THE Mrs Sunderland Music Festival was first held in April, 1889, as a tribute to Brighouse-born singer Susan Sunderland.
The famous soprano soloist - and founding member of the Huddersfield Choral Society - was born in 1819.
Her talent for singing was discovered by local blacksmith Luke Settle, who was himself a singer and he trained her.
Mrs Sunderland, née Sykes, first sang in public in 1833, at a local concert. She went on to perform across the region. As the railway network expanded she travelled the country.
Her accolade, the Yorkshire Queen of Song, was given to her after she sang for Queen Victoria.
The queen is reported to have told her: "I may be the Queen of England but you are the Queen of Song." Mrs Sunderland also sang before Queen Victoria at the opening of Leeds Town Hall.
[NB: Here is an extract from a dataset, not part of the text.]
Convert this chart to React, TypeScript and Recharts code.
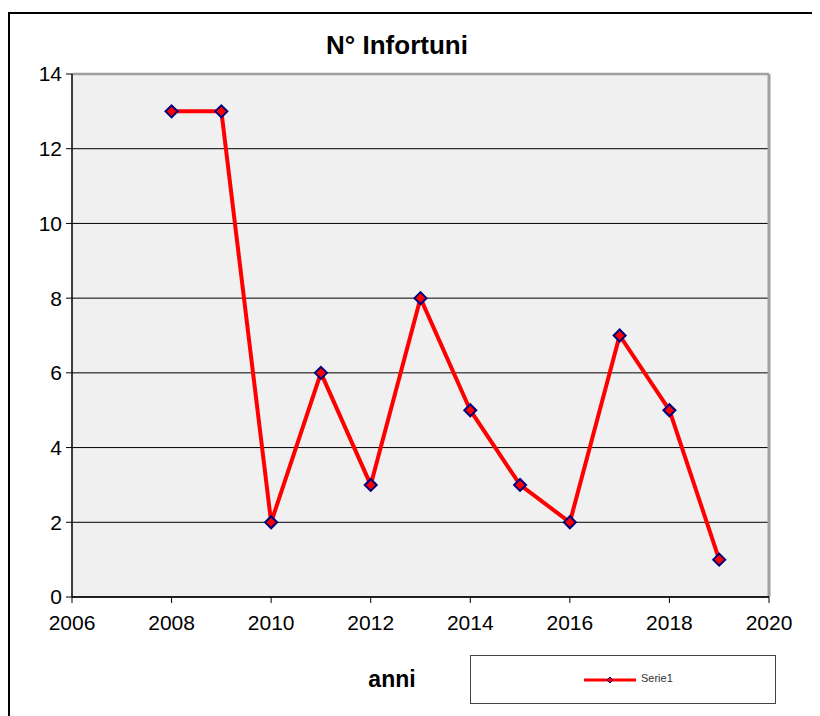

Susan married farmer and butcher Henry Sunderland in 1838 and had six children.
After retiring from the concert platform aged 45 she celebrated her golden wedding in 1888 with a special concert. The money raised from the event paid for a vocal solo competition to be started in her name.
The first Mrs Sunderland festival was held in April, 1889, with 37 competitors - 27 women singers and 10 pianists - and Mrs Sunderland presented the prizes
The festival has taken place every year since - except in 1940, the first year of the Second World War.
Mrs Sunderland died aged 86 on May 7, 1905, but the festival has continued to grow. The 2005 festival attracted more than 1,150 entrants in 144 classes.